| Exercise prompt |
Copy the records below word for word, from the first line through the line that contains "rectangle (1137, 1261);", and leave out any pictures.

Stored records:
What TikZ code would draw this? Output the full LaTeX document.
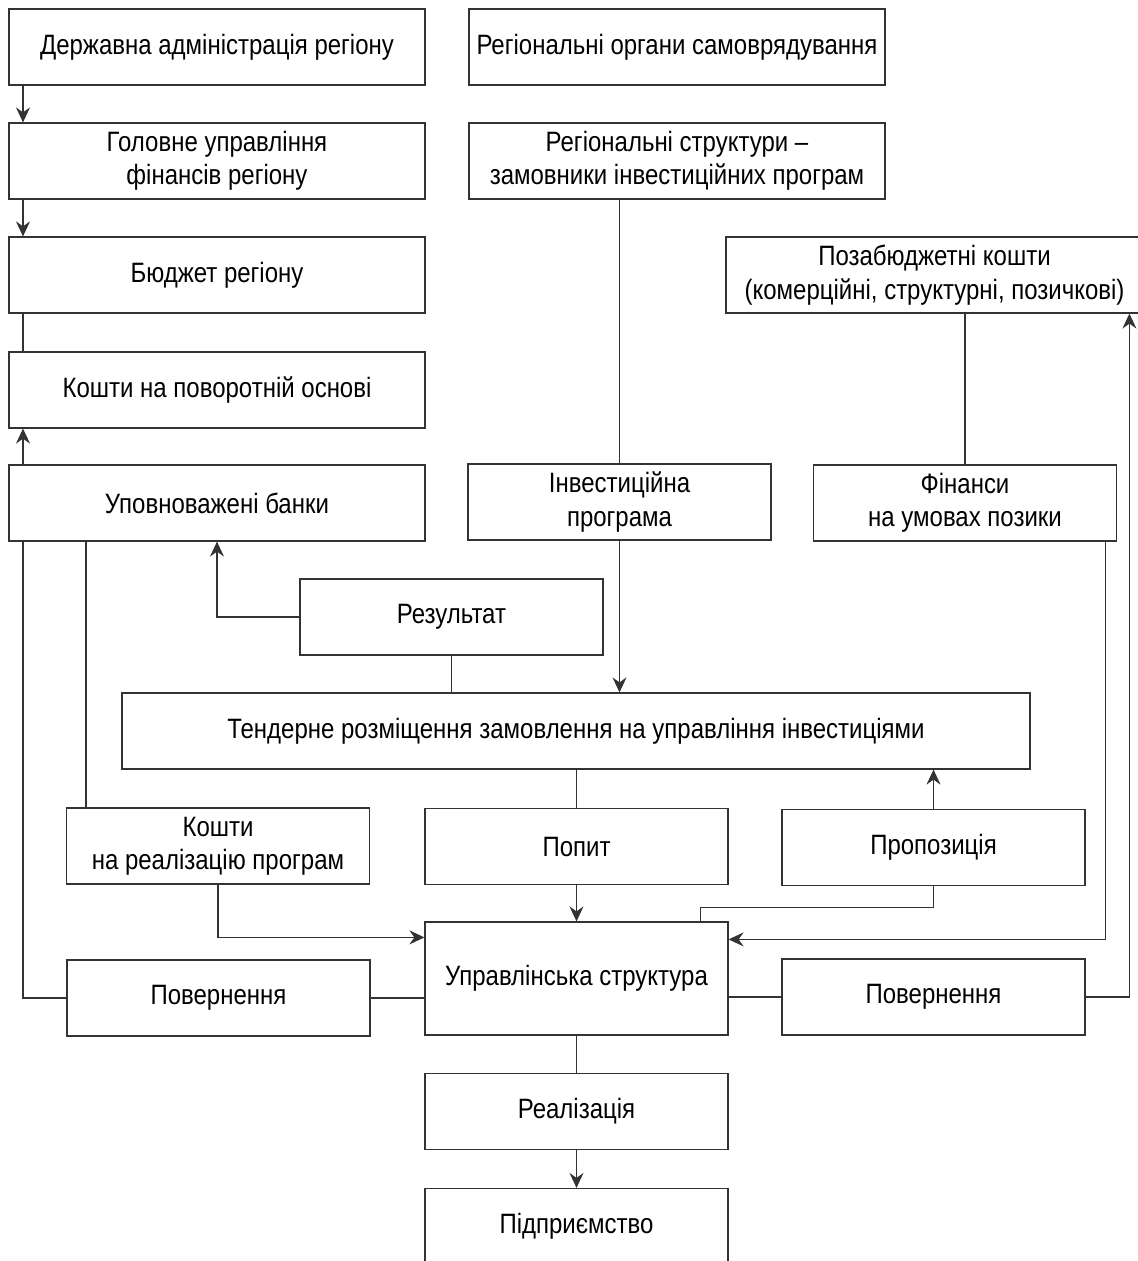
\documentclass[tikz,border=0pt]{standalone}
\usepackage{fontspec}
\setmainfont{Liberation Sans}[FakeStretch = 0.857]
\colorlet{BlockLine}{black!80}
\usetikzlibrary{calc, arrows.meta}
\tikzset{
  Block/.style = {draw = BlockLine, line width = 0.6pt, align = center,
    inner sep = 0pt, minimum height = 38pt,
    font = \fontsize{14}{16.7}\selectfont},
  WideBlock/.style = {Block, minimum width = 208pt},
  SmallBlock/.style = {Block, minimum width = 151.5pt},
  Link/.style = {draw = BlockLine, line width = 0.6pt},
  Arrow/.style = {Link, -{Stealth[length = 7.5pt, width = 7pt, inset = 2.5pt]}},
}

\begin{document}
\begin{tikzpicture}[x = 0.5pt, y = -0.5pt]
\useasboundingbox (0, 0) rectangle (1137, 1261);

% left column
\node[WideBlock] (Adm) at (217, 47) {Державна адміністрація регіону};
\node[WideBlock] (Fin) at (217, 161) {Головне управління\\фінансів регіону};
\node[WideBlock] (Bud) at (217, 275) {Бюджет регіону};
\node[WideBlock] (Ret) at (217, 390) {Кошти на поворотній основі};
\node[WideBlock] (Bank) at (217, 503) {Уповноважені банки};

% right part
\node[WideBlock] (Org) at (677, 47) {Регіональні органи самоврядування};
\node[WideBlock] (Cust) at (677, 161) {Регіональні структури –\\замовники інвестиційних програм};
\node[Block, minimum width = 208.5pt] (Extra) at (934.5, 275)
  {Позабюджетні кошти\\(комерційні, структурні, позичкові)};
\node[SmallBlock] (Prog) at (619.5, 502) {Інвестиційна\\програма};
\node[SmallBlock] (Loan) at (965, 503) {Фінанси\\на умовах позики};
\node[SmallBlock] (Res) at (451.5, 617) {Результат};
\node[Block, minimum width = 454pt] (Tend) at (576, 731)
  {Тендерне розміщення замовлення на управління інвестиціями};

% lower part
\node[SmallBlock] (Impl) at (218, 846) {Кошти\\на реалізацію програм};
\node[SmallBlock] (Dem) at (576.5, 846.5) {Попит};
\node[SmallBlock] (Sup) at (933.5, 847.5) {Пропозиція};
\node[SmallBlock, minimum height = 56.5pt] (Mgmt) at (576.5, 978.5) {Управлінська структура};
\node[SmallBlock] (BackL) at (218.5, 998) {Повернення};
\node[SmallBlock] (BackR) at (933.5, 997) {Повернення};
\node[SmallBlock] (Real) at (576.5, 1111.5) {Реалізація};
\node[SmallBlock] (Firm) at (576.5, 1226.5) {Підприємство};

\coordinate (L) at (23, 0);
\coordinate (LL) at (86, 0);

\draw[Arrow] (L |- Adm.south) -- (L |- Fin.north);
\draw[Arrow] (L |- Fin.south) -- (L |- Bud.north);
\draw[Link] (L |- Bud.south) -- (L |- Ret.north);
\draw[Arrow] (L |- Bank.north) -- (L |- Ret.south);
\draw[Link] (BackL.west) -| (L |- Bank.south);
\draw[Link] (LL |- Impl.north) -- (LL |- Bank.south);
\draw[Arrow] (Res.west) -| (Bank.south);
\draw[Link] (Res.south) -- (Res.south |- Tend.north);

\draw[Link] (Cust.south -| Prog.north) -- (Prog.north);
\draw[Arrow] (Prog.south) -- (Prog.south |- Tend.north);
\draw[Link] (Extra.south -| Loan.north) -- (Loan.north);
\draw[Arrow] ($(Loan.south east) + (-12, 0)$) |- ($(Mgmt.north east) + (0, 18)$);
\draw[Arrow] (BackR.east) -| ($(Extra.south west) + (404, 0)$);

\draw[Link] (Dem.north |- Tend.south) -- (Dem.north);
\draw[Arrow] (Dem.south) -- (Mgmt.north);
\draw[Arrow] (Sup.north) -- (Sup.north |- Tend.south);
\draw[Link] (Sup.south) -- ++(0, 21) -| ($(Mgmt.north east) + (-28, 0)$);
\draw[Arrow] (Impl.south) |- ($(Mgmt.north west) + (0, 16)$);
\draw[Link] (BackL.east) -- (BackL.east -| Mgmt.west);
\draw[Link] (Mgmt.east |- BackR.west) -- (BackR.west);
\draw[Link] (Mgmt.south) -- (Real.north);
\draw[Arrow] (Real.south) -- (Firm.north);

\end{tikzpicture}
\end{document}
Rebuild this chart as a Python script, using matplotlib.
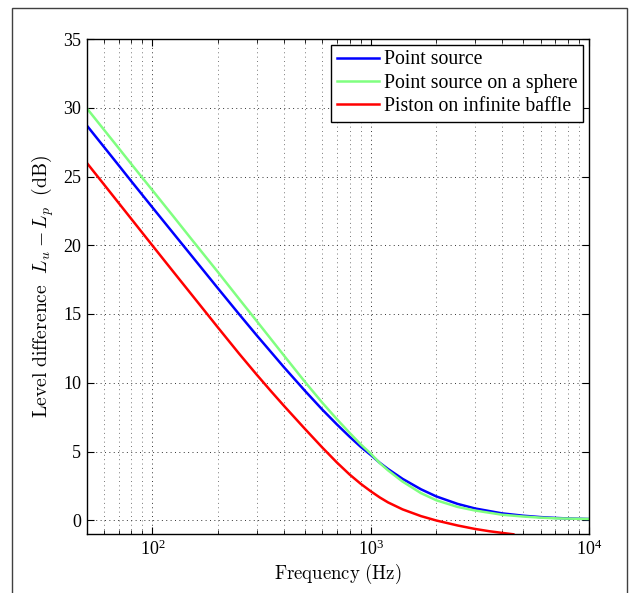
import matplotlib
matplotlib.use("Agg")
import matplotlib.pyplot as plt
from matplotlib.patches import Rectangle
from matplotlib.ticker import LogLocator, LogFormatterSciNotation, NullFormatter

# ---- data ----
freq = [50, 60, 70, 80, 100, 125, 150, 200, 250, 300, 400, 500, 600, 700, 800, 900,
        1000, 1100, 1200, 1400, 1700, 2000, 2500, 3000, 4000, 5000, 6000, 7000, 8000, 10000]
point_source = [28.72, 27.15, 25.82, 24.66, 22.75, 20.85, 19.30, 16.85, 14.97, 13.46, 11.14,
                9.41, 8.05, 6.97, 6.08, 5.34, 4.75, 4.18, 3.73, 3.01, 2.25, 1.73, 1.19, 0.86,
                0.50, 0.33, 0.23, 0.17, 0.13, 0.09]
sphere = [29.97, 28.40, 27.07, 25.91, 24.00, 22.08, 20.50, 18.03, 16.08, 14.50, 11.99, 10.06,
          8.55, 7.35, 6.36, 5.52, 4.85, 4.16, 3.63, 2.81, 1.97, 1.45, 0.97, 0.71, 0.40, 0.27,
          0.19, 0.14, 0.12, 0.09]
freq_piston = [50, 60, 70, 80, 100, 125, 150, 200, 250, 300, 350, 400, 500, 600, 700, 800, 900,
               1000, 1100, 1200, 1400, 1700, 2000, 2500, 3000, 3500, 4000, 4500]
piston = [26.0, 24.42, 23.08, 21.92, 19.98, 18.05, 16.48, 14.0, 12.10, 10.60, 9.37, 8.33, 6.64,
          5.29, 4.20, 3.33, 2.65, 2.11, 1.66, 1.30, 0.79, 0.3, -0.02, -0.38, -0.63, -0.8, -0.92,
          -1.02]
labels = ["Point source", "Point source on a sphere", "Piston on infinite baffle"]
colors = ["#0000ff", "#80ff80", "#ff0000"]
yticks = [0, 5, 10, 15, 20, 25, 30, 35]

plt.rcParams["font.family"] = ["Liberation Serif", "DejaVu Serif"]
plt.rcParams["mathtext.fontset"] = "custom"
plt.rcParams["mathtext.rm"] = "Liberation Serif"
plt.rcParams["mathtext.it"] = "Liberation Serif:italic"

fig = plt.figure(figsize=(6.30, 5.93), dpi=100)
ax = fig.add_axes([86.7 / 630, 1 - 534 / 593, (589 - 86.7) / 630, (534 - 39) / 593])

ax.plot(freq, point_source, color=colors[0], lw=1.8, label=labels[0])
ax.plot(freq, sphere, color=colors[1], lw=1.8, label=labels[1])
ax.plot(freq_piston, piston, color=colors[2], lw=1.8, label=labels[2])

ax.set_xscale("log")
ax.set_xlim(50, 1e4)
ax.set_ylim(-1, 35)
ax.set_yticks(yticks)
ax.xaxis.set_major_locator(LogLocator(base=10, numticks=10))
ax.xaxis.set_major_formatter(LogFormatterSciNotation())
ax.xaxis.set_minor_locator(LogLocator(base=10, subs=range(2, 10), numticks=20))
ax.xaxis.set_minor_formatter(NullFormatter())

ax.tick_params(which="both", direction="in", top=True, right=True, labelsize=13, pad=4)
ax.tick_params(which="major", length=5, width=0.8)
ax.tick_params(which="minor", length=3, width=0.6)
for s in ax.spines.values():
    s.set_linewidth(1.0)

ax.grid(True, which="major", axis="both", linestyle=(0, (1, 3.5)), color="#333333", linewidth=0.7)
ax.grid(True, which="minor", axis="x", linestyle=(0, (1, 3.5)), color="#777777", linewidth=0.7)
ax.set_axisbelow(True)

ax.set_xlabel(r"$\mathrm{Frequency\ (Hz)}$", fontsize=13.5, math_fontfamily="cm", labelpad=2)
ax.set_ylabel(r"$\mathrm{Level\ difference}\ \ L_u - L_p\ \ \mathrm{(dB)}$", fontsize=14.2,
              math_fontfamily="cm", labelpad=5)

leg = ax.legend(loc="upper right", fontsize=14.2, frameon=True, fancybox=False,
                edgecolor="black", framealpha=1, borderaxespad=0.3, borderpad=0.28,
                handlelength=2.15, handletextpad=0.25, labelspacing=0.22)
leg.get_frame().set_linewidth(1.0)

fig.add_artist(Rectangle((12 / 630, -0.05), (627 - 12) / 630, 1 - 7.5 / 593 + 0.05,
                         transform=fig.transFigure, fill=False, edgecolor="#404040", lw=1.0))

fig.savefig("out.png", dpi=100)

| Solution to the problem |
What TikZ code would draw this? Output the full LaTeX document.
\documentclass[tikz,border=0pt]{standalone}
\usepackage{fontspec}
\setmainfont{Liberation Sans}[FakeStretch = 0.857]
\colorlet{BlockLine}{black!80}
\usetikzlibrary{calc, arrows.meta}
\tikzset{
  Block/.style = {draw = BlockLine, line width = 0.6pt, align = center,
    inner sep = 0pt, minimum height = 38pt,
    font = \fontsize{14}{16.7}\selectfont},
  WideBlock/.style = {Block, minimum width = 208pt},
  SmallBlock/.style = {Block, minimum width = 151.5pt},
  Link/.style = {draw = BlockLine, line width = 0.6pt},
  Arrow/.style = {Link, -{Stealth[length = 7.5pt, width = 7pt, inset = 2.5pt]}},
}

\begin{document}
\begin{tikzpicture}[x = 0.5pt, y = -0.5pt]
\useasboundingbox (0, 0) rectangle (1137, 1261);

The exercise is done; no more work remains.